Griffiths takes his belief that emotions are unhelpful in the coaching environment to the extent that he doesn’t want to become too familiar with his players. The Welshman spent several years working with Northern Ireland’s Allen before parting ways during the 2016/17 season. During their time apart, Allen won his maiden Triple Crown title at the 2018 Masters, but he has now returned to working with Griffiths, with great success.
Griffiths said: “I was with Mark for eight years then I left him alone for a while thinking he would benefit from it, and he won the Masters. I have a good idea when players are becoming more of a friend than just someone I am working with, because at that stage it isn’t helping them anymore. I stopped working with Barry Hawkins, Mark Davis and Michael Holt last season and I have to say they were very good about it. They all said we could work together again in the future.”
Allen admits he is delighted to be back alongside Griffiths. However, he doesn’t quite share the belief that he has benefited from their time apart.
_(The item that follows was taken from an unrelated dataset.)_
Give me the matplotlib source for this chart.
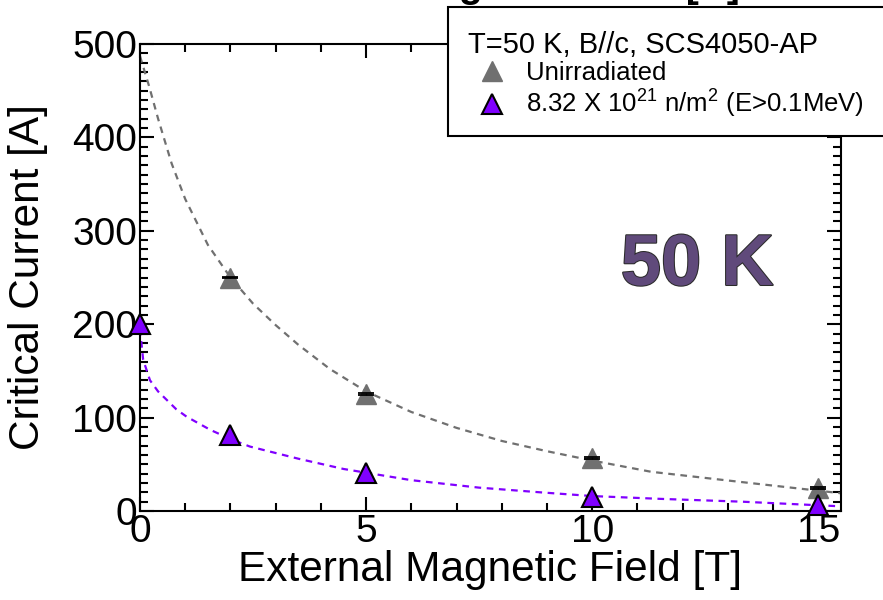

“It is something I feel I needed. I’d have liked to stay with Terry the whole way through,” said Allen, who has won the International Championship and Scottish Open this season. “Even though I won the Masters, who is to say I might not have won more with him? I am happy with what I have in the sport, but I would like to think I’ve got a lot more tournaments to get under my belt in the future.
“Snooker is a lot to do with what is going on between the ears and that is what Terry and I have done well. He has been there and done it, so it is easy to trust what he is saying.”
While the mental side of snooker is crucial for certain players, others might look to change their technique in a bid to improve results. Mark Williams credits his snooker renaissance to adopting the SightRight method and believes it was a key factor in winning his first world title in 15 years back in May. Coach Steve Feeney, who created the technique, is also working with five-time Crucible king Ronnie O’Sullivan.
Arguably the best player of all time, O’Sullivan enjoyed one of his best seasons in 2017/18, winning five ranking titles. He first worked with Feeney towards the end of last season, and started the current campaign in the same winning groove, taking the Shanghai Masters, Champion of Champions and UK Championship titles. Feeney himself believes that we will only see the result of the change in the long-term.
He said: “Nick Faldo made a change to his swing over two years to make sure he could achieve what he wanted to. This is kind of where we are with Ronnie. To make those changes can be huge work.
“Faldo got horrendous criticism at the time, but he knew by doing that, he could go on to achieve what he wanted. I tend to think I know what I can do, I know what Ronnie can do and I can see what he is doing. I can put people on a line of aim for a shot that they can’t see for themselves. Any angle from anywhere. When you can start showing that to a player of Ronnie’s class, then the belief just automatically comes in. You develop the trust because you prove what can be done and they see what can be done.”
Chris Henry has worked alongside giants of the baize such as Stephen Hendry and Shaun Murphy, as well as some of golf’s top players, including former Ryder Cup stars Lee Westwood and Rafael Cabrera Bello. Henry’s biggest area of expertise is the mental implementation of habit and repetition and he uses that to link into the technical realm. Henry’s method is based in neural science, which aims to make the act of playing a sport into a subconscious one, much like riding a bike or driving a car.
“The key is to have very sound mechanical habits,” said Henry. “This is interesting because to see by habit we actually go through the visual cortex of our brain and not our eyes. This is why sometimes we aren’t seeing what we think we are. A player can believe they are addressing the ball in a certain way, but they aren’t. It is my job to identify if they are doing anything wrong and get them back on track with things.
“Once a player reaches a certain level in golf or snooker, then the mental side becomes more important. There are two sides to everything. There is competence and there is confidence, allowing yourself to be able to do what you need to do. Once you have that competence then it becomes confidence, self-belief, self-esteem and self-image. These are the kind of things we work on to help a player feel comfortable in match situations.”
Former World Champion Murphy has worked with both Henry and Feeney and he believes that the evolution of any sport sees competitors seeking to employ coaches in different areas of expertise, in order to find that edge on their opponents.
“If you don’t work with anybody and you are just a standalone guy, then what you are saying is that you know everything,” said Murphy. “You don’t need anyone’s help. I don’t know any champions, in any sport, who have succeeded that way. There are people out there with more knowledge than me. I think it is good to go to coaches. They have their own speciality. Steve’s speciality is sighting and alignment. Chris’s speciality is cueball deflection and the mental side of the game.
“It is wise to have somebody in your corner. A lot of the top golfers have a nutritionist, a swing coach, a mental coach and a manager. Snooker is starting to go that way, it is getting so big at the top of the game that the guys are looking at how they can improve their performance.”